Globalizzati si, ma la nduja inglese, anzi la “Yorkshire nduja” non si può proprio accettare. Forse allora è arrivato il momento anche per la Calabria di tutelare in modo più coscienzioso e rigido le proprie risorse enogastronomiche e la nduja è una di queste, forse la più identitaria. Mettersi insieme senza retorica per un obiettivo che deve necessariamente essere comune e condiviso. 

Una tradizione quella della nduja sulla quale le origine sono incerte, spagnole e francesi.

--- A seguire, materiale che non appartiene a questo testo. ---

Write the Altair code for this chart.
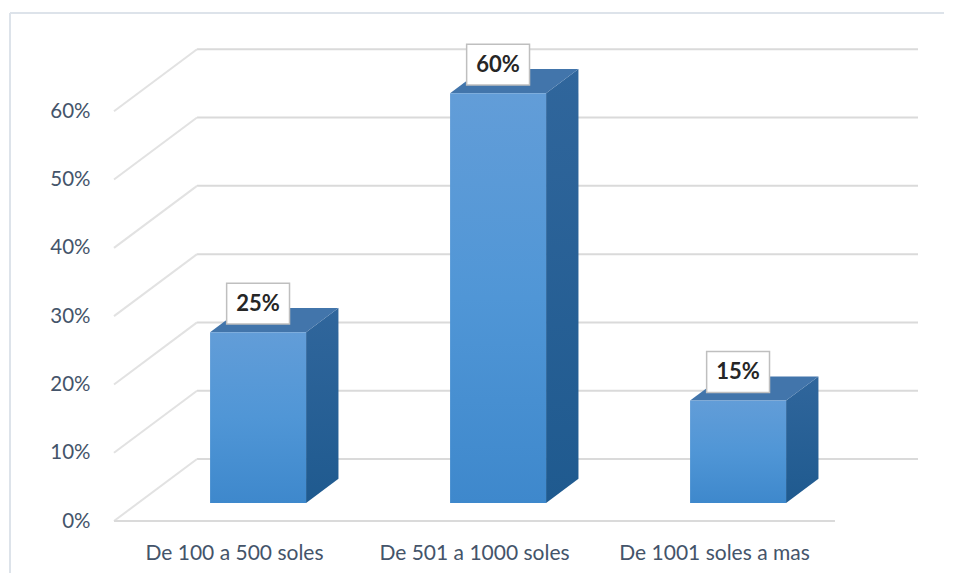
import altair as alt
import pandas as pd

# ---- data ----
categories = ["De 100 a 500 soles", "De 501 a 1000 soles", "De 1001 soles a mas"]
values = [25, 60, 15]
tick_values = [0, 10, 20, 30, 40, 50, 60]

# ---- 3-D styling parameters (in scale units) ----
DX, DY = 0.346, 9.08      # full floor depth (x units, % units)
F1, F2 = 0.29, 0.68       # bar front / back depth fraction
HW = 0.2                  # half bar width
X_MIN, X_MAX = -0.5, 2.85
Y_MIN, Y_MAX = 0, 70

xs = alt.Scale(domain=[X_MIN, X_MAX], nice=False, zero=False)
ys = alt.Scale(domain=[Y_MIN, Y_MAX], nice=False, zero=False)

front = pd.DataFrame({
    "cat": categories,
    "i": range(len(categories)),
    "v": values,
})
front["x1"] = front["i"] - HW + F1 * DX
front["x2"] = front["i"] + HW + F1 * DX
front["y1"] = F1 * DY
front["y2"] = front["v"] + F1 * DY
front["cx"] = front["i"] + F1 * DX
front["by1"] = front["v"] + F1 * DY + 1.2
front["by2"] = front["v"] + F1 * DY + 7.2
front["by"] = (front["by1"] + front["by2"]) / 2
front["bx1"] = front["cx"] - 0.131
front["bx2"] = front["cx"] + 0.131
front["label"] = [f"{v}%" for v in values]

side_rows, top_rows = [], []
for i, (c, v) in enumerate(zip(categories, values)):
    for f in (F1, F2):
        side_rows.append({"cat": c, "x": i + HW + f * DX, "ylo": f * DY, "yhi": v + f * DY})
        top_rows.append({"cat": c, "y": v + f * DY, "xlo": i - HW + f * DX, "xhi": i + HW + f * DX})
side = pd.DataFrame(side_rows)
top = pd.DataFrame(top_rows)

grid = pd.DataFrame({"v": tick_values})
grid["bx1"] = X_MIN + DX
grid["bx2"] = X_MAX
grid["by"] = grid["v"] + DY
grid["dx1"] = X_MIN
grid["dx2"] = X_MIN + DX
floor = pd.DataFrame({"x1": [X_MIN], "x2": [X_MAX - DX], "y": [0]})

GRID = "#dadada"
label_color = "#44546A"
font = "Lato"

front_grad = alt.LinearGradient(
    gradient="linear", x1=0, y1=0, x2=0, y2=1,
    stops=[alt.GradientStop(color="#629dd8", offset=0),
           alt.GradientStop(color="#5096d6", offset=0.5),
           alt.GradientStop(color="#3e88cc", offset=1)])
side_grad = alt.LinearGradient(
    gradient="linear", x1=0, y1=0, x2=0, y2=1,
    stops=[alt.GradientStop(color="#30669c", offset=0),
           alt.GradientStop(color="#1f5a8f", offset=1)])

label_expr = "datum.value == 0 ? '%s' : datum.value == 1 ? '%s' : '%s'" % tuple(categories)
x_axis = alt.Axis(
    values=list(range(len(categories))), labelExpr=label_expr, title=None,
    domain=False, ticks=False, grid=False, labelFont=font, labelFontSize=21,
    labelColor=label_color, labelPadding=32, labelBaseline="middle",
    labelLimit=400, labelOverlap=False)
y_axis = alt.Axis(
    values=tick_values, labelExpr="datum.value + '%'", title=None,
    domain=False, ticks=False, grid=False, labelFont=font, labelFontSize=20.5,
    labelColor=label_color, labelPadding=24)


def X(field):
    return alt.X(field, type="quantitative", scale=xs, axis=x_axis)


def Y(field):
    return alt.Y(field, type="quantitative", scale=ys, axis=y_axis)


back_lines = alt.Chart(grid).mark_rule(color=GRID, strokeWidth=2).encode(
    x=X("bx1"), x2="bx2", y=Y("by"))
diag_lines = alt.Chart(grid).mark_rule(color="#e2e2e2", strokeWidth=2).encode(
    x=X("dx1"), x2="dx2", y=Y("v"), y2="by")
floor_line = alt.Chart(floor).mark_rule(color=GRID, strokeWidth=2).encode(
    x=X("x1"), x2="x2", y=Y("y"))

frame_top = alt.Chart(floor).mark_rule(color="#dde3ea", strokeWidth=2).encode(
    x=alt.value(-104), x2=alt.value(830), y=alt.value(-30))
frame_left = alt.Chart(floor).mark_rule(color="#dde3ea", strokeWidth=2).encode(
    x=alt.value(-104), y=alt.value(-30), y2=alt.value(560))

side_faces = alt.Chart(side).mark_area(color=side_grad, interpolate="linear").encode(
    x=X("x"), y=Y("yhi"), y2="ylo", detail="cat:N")
top_faces = alt.Chart(top).mark_area(color="#4275ab", orient="horizontal", interpolate="linear").encode(
    y=Y("y"), x=X("xlo"), x2="xhi", detail="cat:N")

front_faces = alt.Chart(front).mark_rect(color=front_grad).encode(
    x=X("x1"), x2="x2", y=Y("y1"), y2="y2")

boxes = alt.Chart(front).mark_rect(fill="white", stroke="#bfbfbf", strokeWidth=1.5).encode(
    x=X("bx1"), x2="bx2", y=Y("by1"), y2="by2")
texts = alt.Chart(front).mark_text(font=font, fontSize=22, fontWeight="bold",
                                   color="#262626", baseline="middle", align="center").encode(
    x=X("cx"), y=Y("by"), text="label:N")

chart = alt.layer(
    back_lines, diag_lines, floor_line, frame_top, frame_left,
    side_faces, top_faces, front_faces, boxes, texts
).properties(
    width=804, height=478,
    autosize=alt.AutoSizeParams(type="none"),
    padding={"left": 106, "top": 35, "right": 26, "bottom": 52},
    background="white",
).configure_view(strokeWidth=0)

chart.save("out.html", embed_options={"renderer": "svg", "actions": False})
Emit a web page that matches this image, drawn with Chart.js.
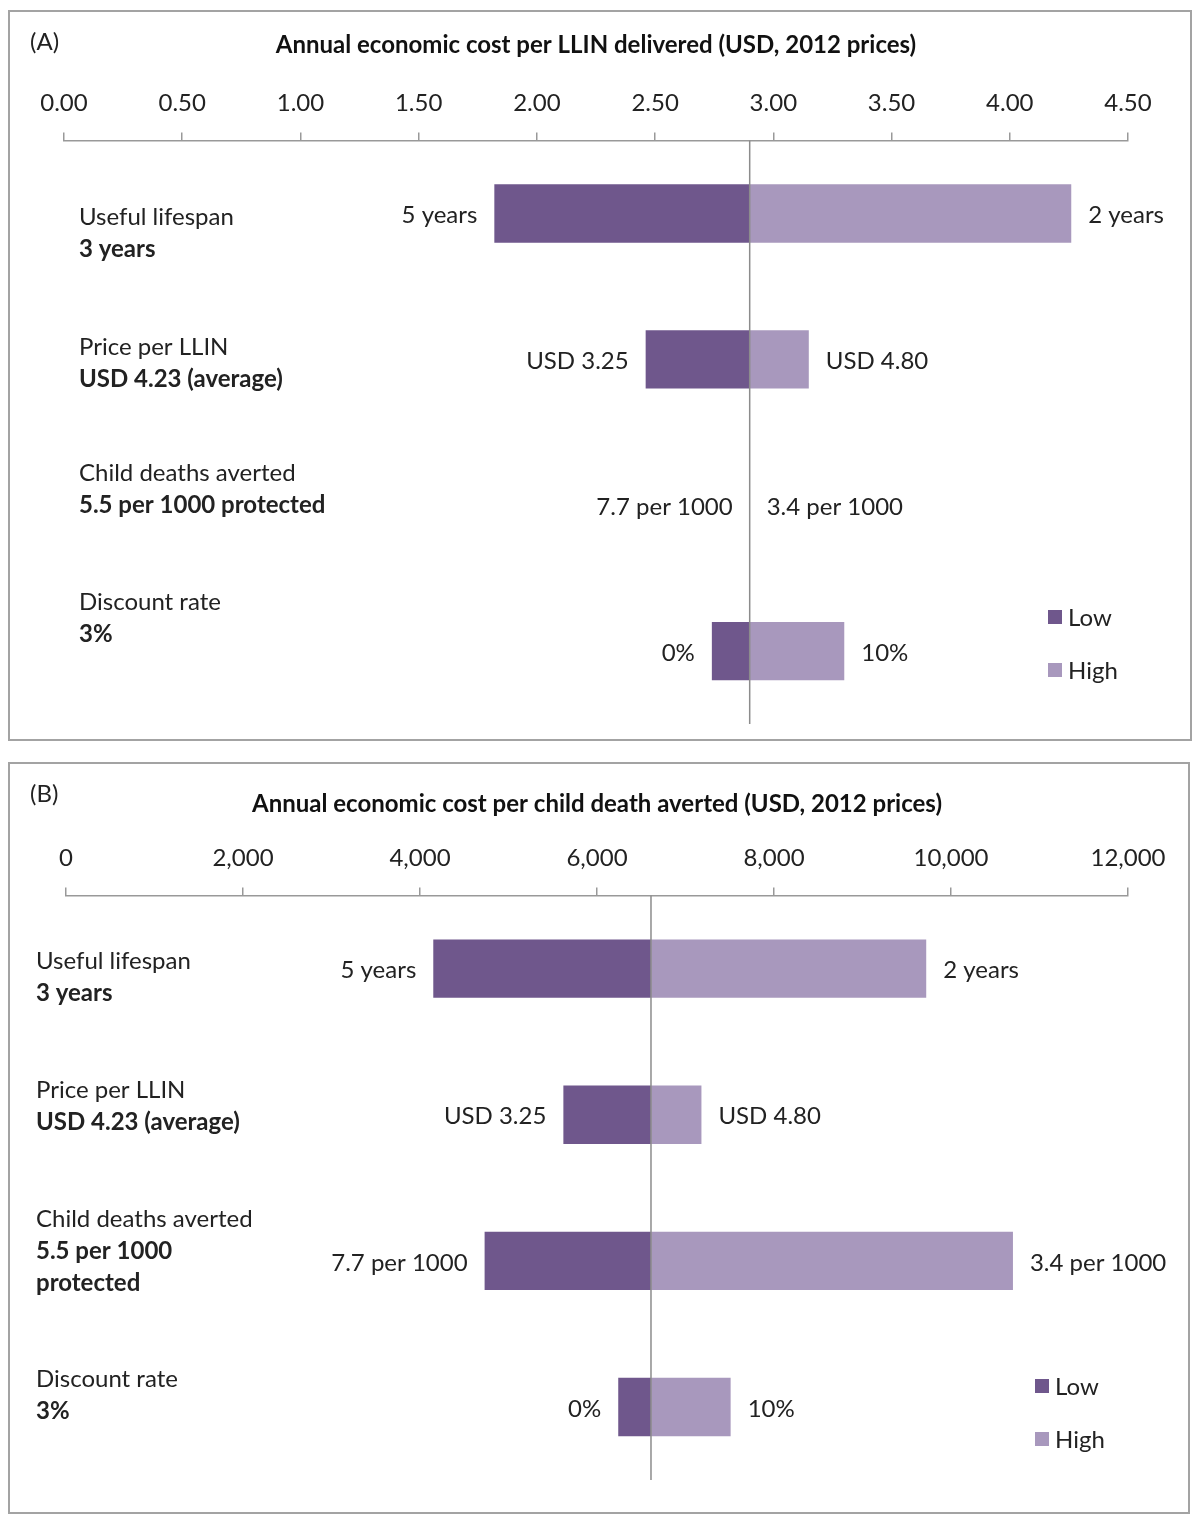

In effetti poco importa la Calabria l’ha resa unica e, permetteteci il nostro essere spocchiosi, inimitabile!

Secondo alcuni storici essa fu introdotta dai francesi durante il periodo napoleonico (1806-1815), secondo altri invece, sarebbe stata introdotta insieme al peperoncino nel 1500 ad opera degli spagnoli durante il periodo di dominazione sull'Italia meridionale.
Il territorio del Monte Poro e Spilinga nello specifico, sono la patria di questo insaccato più conosciuto, amato e a questo punto imitato, simbolo di una regione che del peperoncino e dell’arte della lavorazione degli insaccati ne ha fatto un’arte. Nato dalla necessità di utilizzare anche le frattaglie, nel tempo si è "ingentilita" ed oggi è composta prevalentemente da guanciale, pancetta e lardello, ingredienti che le fanno assumere la consistenza morbida. 

È dal 1975 che il 9 agosto Spilinga ospita la “Sagra della ‘Nduja”. Ogni anno, le strade di questa cittadina si colorano di rosso piccante per regalare ai visitatori ospitalità calabrese e sapori unici.